**PROMPT:**
Retype each line of the material exactly, please, skipping any picture in it.

**PROVIDED DATA:**
________________
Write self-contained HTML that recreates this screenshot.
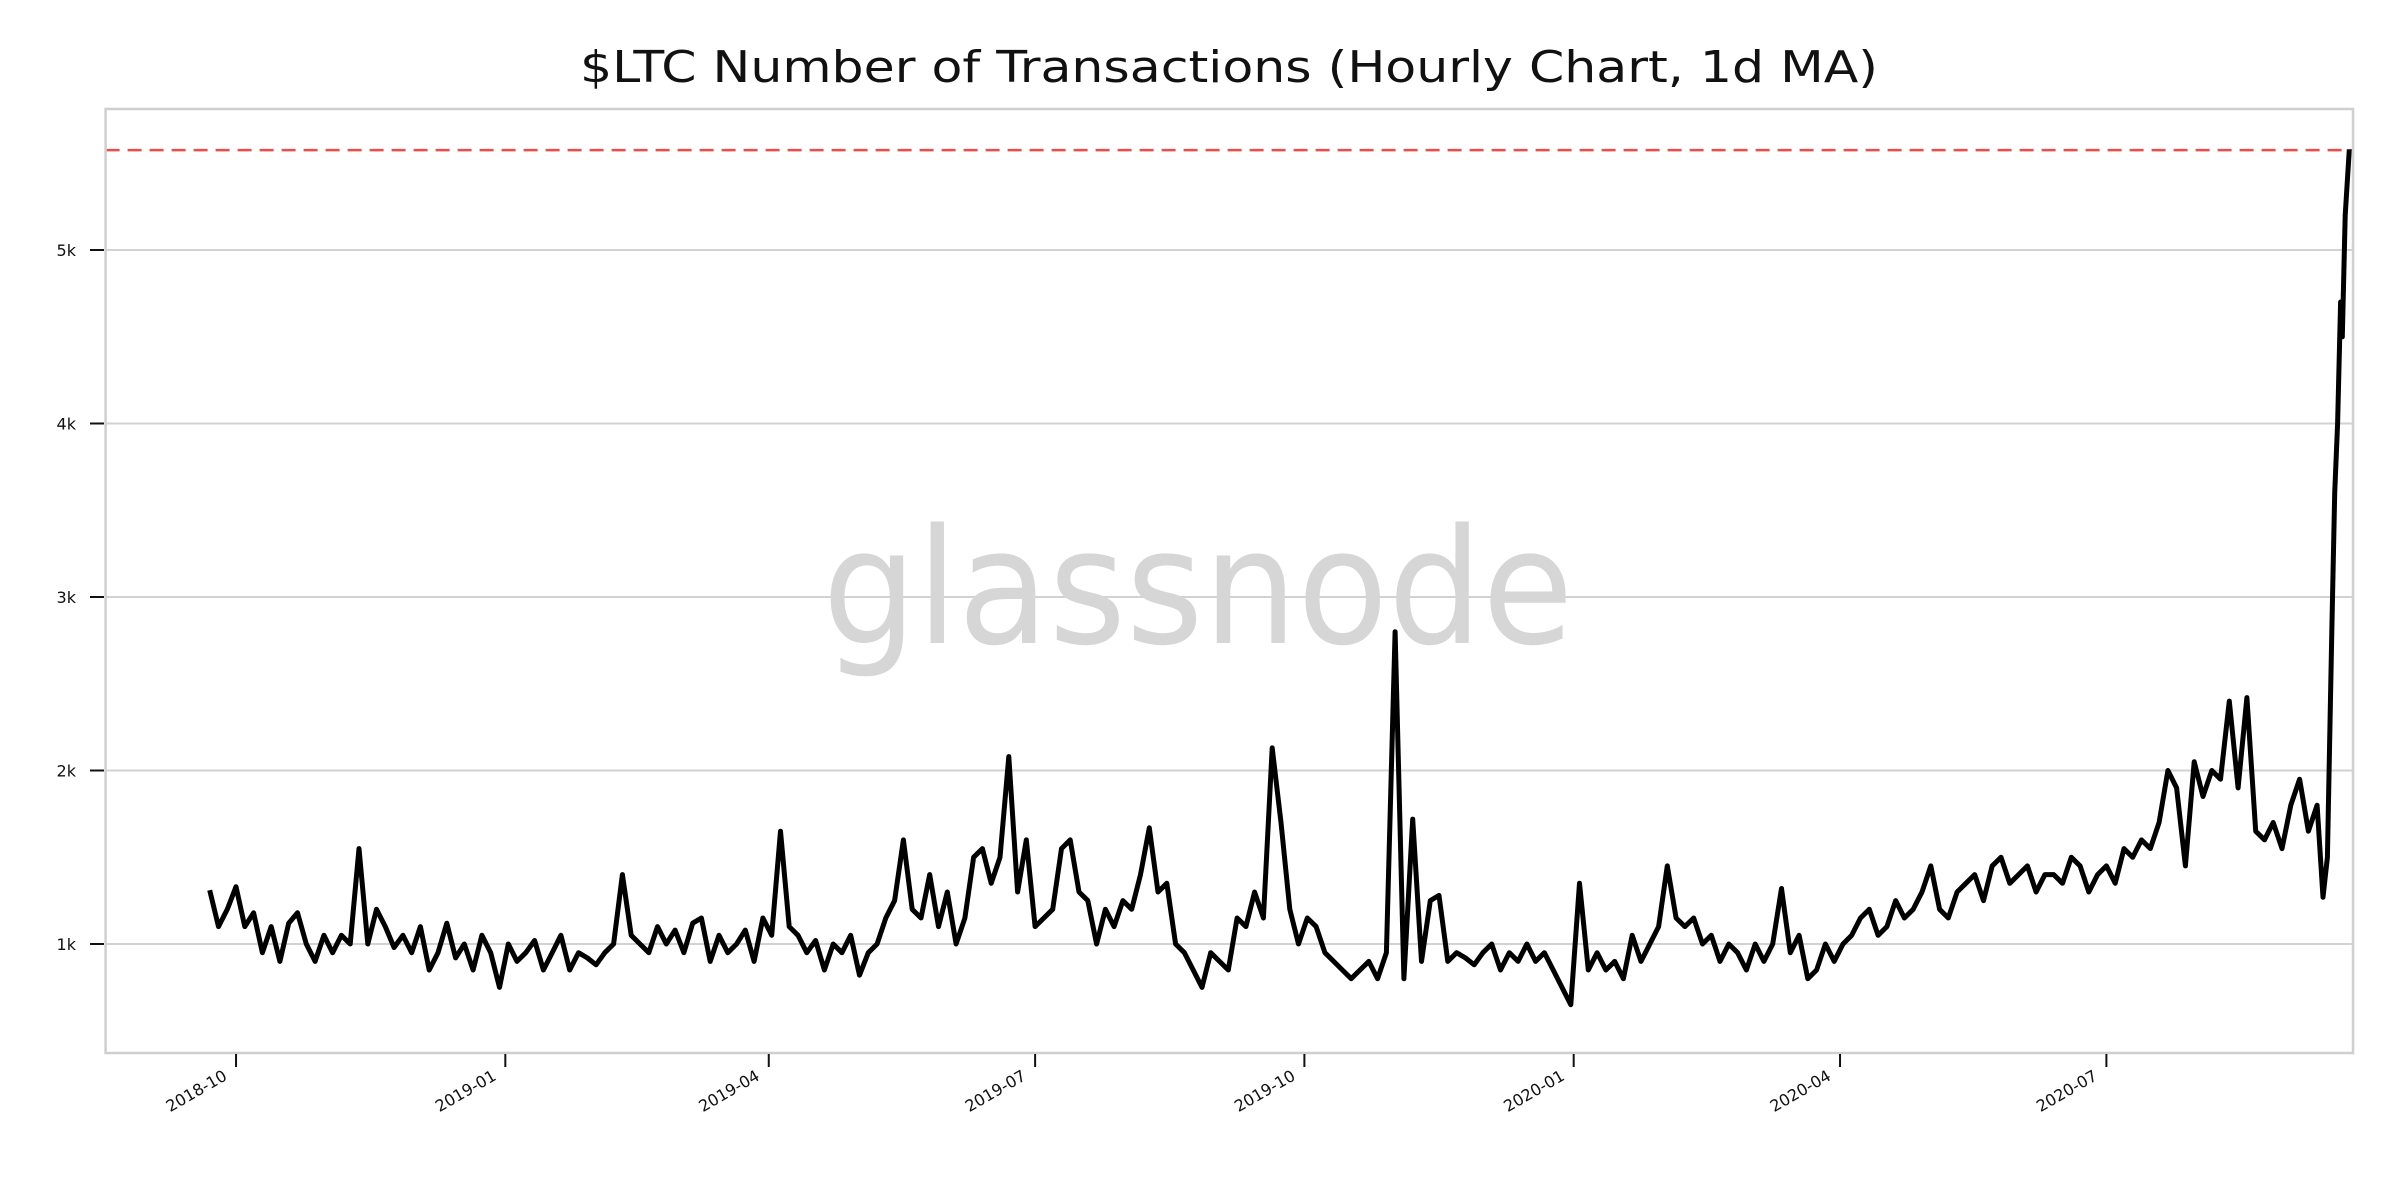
<!DOCTYPE html>
<html><head><meta charset="utf-8"><style>
html,body{margin:0;padding:0;background:#fff;}
svg{display:block;}
</style></head><body>
<svg id="chart" width="2400" height="1200" viewBox="0 0 2400 1200" xmlns="http://www.w3.org/2000/svg">
<rect width="2400" height="1200" fill="#fff"/>
<text x="1229" y="82" text-anchor="middle" font-family="DejaVu Sans, Liberation Sans, sans-serif" font-size="44" textLength="1298" lengthAdjust="spacingAndGlyphs" fill="#111">$LTC Number of Transactions (Hourly Chart, 1d MA)</text>
<g id="grid"></g>
<text x="1198" y="643" text-anchor="middle" font-family="DejaVu Sans, Liberation Sans, sans-serif" font-size="160" textLength="751" lengthAdjust="spacingAndGlyphs" fill="#d6d6d6">glassnode</text>
<g id="marks"></g>
<rect x="105.6" y="109" width="2247.4" height="944" fill="none" stroke="#cfcfcf" stroke-width="2.5"/>
<g id="axes"></g>
</svg>
<script>
// Data: values in thousands, sampled every 3 days starting 2018-09-22
const startDate = "2018-09-22";
const stepDays = 3;
const values = [
1.31,1.1,1.2,1.33,1.1,1.18,0.95,1.1,0.9,1.12,
1.18,1.0,0.9,1.05,0.95,1.05,1.0,1.55,1.0,1.2,
1.1,0.98,1.05,0.95,1.1,0.85,0.95,1.12,0.92,1.0,
0.85,1.05,0.95,0.75,1.0,0.9,0.95,1.02,0.85,0.95,
1.05,0.85,0.95,0.92,0.88,0.95,1.0,1.4,1.05,1.0,
0.95,1.1,1.0,1.08,0.95,1.12,1.15,0.9,1.05,0.95,
1.0,1.08,0.9,1.15,1.05,1.65,1.1,1.05,0.95,1.02,
0.85,1.0,0.95,1.05,0.82,0.95,1.0,1.15,1.25,1.6,
1.2,1.15,1.4,1.1,1.3,1.0,1.15,1.5,1.55,1.35,
1.5,2.08,1.3,1.6,1.1,1.15,1.2,1.55,1.6,1.3,
1.25,1.0,1.2,1.1,1.25,1.2,1.4,1.67,1.3,1.35,
1.0,0.95,0.85,0.75,0.95,0.9,0.85,1.15,1.1,1.3,
1.15,2.13,1.7,1.2,1.0,1.15,1.1,0.95,0.9,0.85,
0.8,0.85,0.9,0.8,0.95,2.8,0.8,1.72,0.9,1.25,
1.28,0.9,0.95,0.92,0.88,0.95,1.0,0.85,0.95,0.9,
1.0,0.9,0.95,0.85,0.75,0.65,1.35,0.85,0.95,0.85,
0.9,0.8,1.05,0.9,1.0,1.1,1.45,1.15,1.1,1.15,
1.0,1.05,0.9,1.0,0.95,0.85,1.0,0.9,1.0,1.32,
0.95,1.05,0.8,0.85,1.0,0.9,1.0,1.05,1.15,1.2,
1.05,1.1,1.25,1.15,1.2,1.3,1.45,1.2,1.15,1.3,
1.35,1.4,1.25,1.45,1.5,1.35,1.4,1.45,1.3,1.4,
1.4,1.35,1.5,1.45,1.3,1.4,1.45,1.35,1.55,1.5,
1.6,1.55,1.7,2.0,1.9,1.45,2.05,1.85,2.0,1.95,
2.4,1.9,2.42,1.65,1.6,1.7,1.55,1.8,1.95,1.65,
1.8];
const tailDays = [722,723.5,725,726,727,728,728.6,729.6,731];
const tailValues = [1.27,1.5,2.8,3.6,4.0,4.7,4.5,5.2,5.58];
const athValue = 5.576;
const yTicks = [1,2,3,4,5];
const yTickLabels = ["1k","2k","3k","4k","5k"];
const xTickDays = [9,101,191,282,374,466,557,648];
const xTickLabels = ["2018-10","2019-01","2019-04","2019-07","2019-10","2020-01","2020-04","2020-07"];

const NS = "http://www.w3.org/2000/svg";
const X0 = 105.6, X1 = 2353, Y0 = 109, Y1 = 1053;
function xs(d){ return 209.7 + d * 2.927; }
function ys(v){ return 1117.5 - v * 173.5; }
function mk(tag, attrs, parent){ const e = document.createElementNS(NS, tag); for (const k in attrs) e.setAttribute(k, attrs[k]); parent.appendChild(e); return e; }

const grid = document.getElementById('grid');
const axes = document.getElementById('axes');
const marks = document.getElementById('marks');

yTicks.forEach((v, i) => {
  const y = ys(v);
  const gl = mk('line', {x1: X0, x2: X1, y1: y, y2: y, stroke: '#d2d2d2', 'stroke-width': 2}, grid);
  
  
  const tk = mk('line', {x1: 90, x2: 104, y1: y, y2: y, stroke: '#111', 'stroke-width': 2}, axes);
  
  
  const t = mk('text', {x: 76, y: y + 6, 'text-anchor': 'end', 'font-family': 'DejaVu Sans, Liberation Sans, sans-serif', 'font-size': 16, fill: '#111'}, axes);
  t.textContent = yTickLabels[i];
  
  
});

xTickDays.forEach((d, i) => {
  const x = xs(d);
  const tk = mk('line', {x1: x, x2: x, y1: Y1 + 1, y2: Y1 + 14, stroke: '#111', 'stroke-width': 2}, axes);
  
  
  const t = mk('text', {x: x - 8, y: Y1 + 26, 'text-anchor': 'end', 'font-family': 'DejaVu Sans, Liberation Sans, sans-serif', 'font-size': 16, fill: '#111', transform: 'rotate(-30 ' + (x - 8) + ' ' + (Y1 + 26) + ')'}, axes);
  t.textContent = xTickLabels[i];
  
  
});

const ath = mk('line', {x1: X0, x2: X1, y1: ys(athValue), y2: ys(athValue), stroke: '#ee4b4b', 'stroke-width': 2.5, 'stroke-dasharray': '14 8'}, marks);



let pts = values.map((v, i) => xs(i * stepDays).toFixed(1) + ',' + ys(v).toFixed(1));
tailDays.forEach((d, i) => pts.push(xs(d).toFixed(1) + ',' + ys(tailValues[i]).toFixed(1)));
const line = mk('polyline', {points: pts.join(' '), fill: 'none', stroke: '#000', 'stroke-width': 5, 'stroke-linejoin': 'round'}, marks);


</script>
</body></html>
________________
**SOLUTION TO THIS PROBLEM:**
Write self-contained HTML that recreates this screenshot.
<!DOCTYPE html>
<html><head><meta charset="utf-8"><style>
html,body{margin:0;padding:0;background:#fff;}
svg{display:block;}
</style></head><body>
<svg id="chart" width="2400" height="1200" viewBox="0 0 2400 1200" xmlns="http://www.w3.org/2000/svg">
<rect width="2400" height="1200" fill="#fff"/>
<text x="1229" y="82" text-anchor="middle" font-family="DejaVu Sans, Liberation Sans, sans-serif" font-size="44" textLength="1298" lengthAdjust="spacingAndGlyphs" fill="#111">$LTC Number of Transactions (Hourly Chart, 1d MA)</text>
<g id="grid"></g>
<text x="1198" y="643" text-anchor="middle" font-family="DejaVu Sans, Liberation Sans, sans-serif" font-size="160" textLength="751" lengthAdjust="spacingAndGlyphs" fill="#d6d6d6">glassnode</text>
<g id="marks"></g>
<rect x="105.6" y="109" width="2247.4" height="944" fill="none" stroke="#cfcfcf" stroke-width="2.5"/>
<g id="axes"></g>
</svg>
<script>
// Data: values in thousands, sampled every 3 days starting 2018-09-22
const startDate = "2018-09-22";
const stepDays = 3;
const values = [
1.31,1.1,1.2,1.33,1.1,1.18,0.95,1.1,0.9,1.12,
1.18,1.0,0.9,1.05,0.95,1.05,1.0,1.55,1.0,1.2,
1.1,0.98,1.05,0.95,1.1,0.85,0.95,1.12,0.92,1.0,
0.85,1.05,0.95,0.75,1.0,0.9,0.95,1.02,0.85,0.95,
1.05,0.85,0.95,0.92,0.88,0.95,1.0,1.4,1.05,1.0,
0.95,1.1,1.0,1.08,0.95,1.12,1.15,0.9,1.05,0.95,
1.0,1.08,0.9,1.15,1.05,1.65,1.1,1.05,0.95,1.02,
0.85,1.0,0.95,1.05,0.82,0.95,1.0,1.15,1.25,1.6,
1.2,1.15,1.4,1.1,1.3,1.0,1.15,1.5,1.55,1.35,
1.5,2.08,1.3,1.6,1.1,1.15,1.2,1.55,1.6,1.3,
1.25,1.0,1.2,1.1,1.25,1.2,1.4,1.67,1.3,1.35,
1.0,0.95,0.85,0.75,0.95,0.9,0.85,1.15,1.1,1.3,
1.15,2.13,1.7,1.2,1.0,1.15,1.1,0.95,0.9,0.85,
0.8,0.85,0.9,0.8,0.95,2.8,0.8,1.72,0.9,1.25,
1.28,0.9,0.95,0.92,0.88,0.95,1.0,0.85,0.95,0.9,
1.0,0.9,0.95,0.85,0.75,0.65,1.35,0.85,0.95,0.85,
0.9,0.8,1.05,0.9,1.0,1.1,1.45,1.15,1.1,1.15,
1.0,1.05,0.9,1.0,0.95,0.85,1.0,0.9,1.0,1.32,
0.95,1.05,0.8,0.85,1.0,0.9,1.0,1.05,1.15,1.2,
1.05,1.1,1.25,1.15,1.2,1.3,1.45,1.2,1.15,1.3,
1.35,1.4,1.25,1.45,1.5,1.35,1.4,1.45,1.3,1.4,
1.4,1.35,1.5,1.45,1.3,1.4,1.45,1.35,1.55,1.5,
1.6,1.55,1.7,2.0,1.9,1.45,2.05,1.85,2.0,1.95,
2.4,1.9,2.42,1.65,1.6,1.7,1.55,1.8,1.95,1.65,
1.8];
const tailDays = [722,723.5,725,726,727,728,728.6,729.6,731];
const tailValues = [1.27,1.5,2.8,3.6,4.0,4.7,4.5,5.2,5.58];
const athValue = 5.576;
const yTicks = [1,2,3,4,5];
const yTickLabels = ["1k","2k","3k","4k","5k"];
const xTickDays = [9,101,191,282,374,466,557,648];
const xTickLabels = ["2018-10","2019-01","2019-04","2019-07","2019-10","2020-01","2020-04","2020-07"];

const NS = "http://www.w3.org/2000/svg";
const X0 = 105.6, X1 = 2353, Y0 = 109, Y1 = 1053;
function xs(d){ return 209.7 + d * 2.927; }
function ys(v){ return 1117.5 - v * 173.5; }
function mk(tag, attrs, parent){ const e = document.createElementNS(NS, tag); for (const k in attrs) e.setAttribute(k, attrs[k]); parent.appendChild(e); return e; }

const grid = document.getElementById('grid');
const axes = document.getElementById('axes');
const marks = document.getElementById('marks');

yTicks.forEach((v, i) => {
  const y = ys(v);
  const gl = mk('line', {x1: X0, x2: X1, y1: y, y2: y, stroke: '#d2d2d2', 'stroke-width': 2}, grid);
  
  
  const tk = mk('line', {x1: 90, x2: 104, y1: y, y2: y, stroke: '#111', 'stroke-width': 2}, axes);
  
  
  const t = mk('text', {x: 76, y: y + 6, 'text-anchor': 'end', 'font-family': 'DejaVu Sans, Liberation Sans, sans-serif', 'font-size': 16, fill: '#111'}, axes);
  t.textContent = yTickLabels[i];
  
  
});

xTickDays.forEach((d, i) => {
  const x = xs(d);
  const tk = mk('line', {x1: x, x2: x, y1: Y1 + 1, y2: Y1 + 14, stroke: '#111', 'stroke-width': 2}, axes);
  
  
  const t = mk('text', {x: x - 8, y: Y1 + 26, 'text-anchor': 'end', 'font-family': 'DejaVu Sans, Liberation Sans, sans-serif', 'font-size': 16, fill: '#111', transform: 'rotate(-30 ' + (x - 8) + ' ' + (Y1 + 26) + ')'}, axes);
  t.textContent = xTickLabels[i];
  
  
});

const ath = mk('line', {x1: X0, x2: X1, y1: ys(athValue), y2: ys(athValue), stroke: '#ee4b4b', 'stroke-width': 2.5, 'stroke-dasharray': '14 8'}, marks);



let pts = values.map((v, i) => xs(i * stepDays).toFixed(1) + ',' + ys(v).toFixed(1));
tailDays.forEach((d, i) => pts.push(xs(d).toFixed(1) + ',' + ys(tailValues[i]).toFixed(1)));
const line = mk('polyline', {points: pts.join(' '), fill: 'none', stroke: '#000', 'stroke-width': 5, 'stroke-linejoin': 'round'}, marks);


</script>
</body></html>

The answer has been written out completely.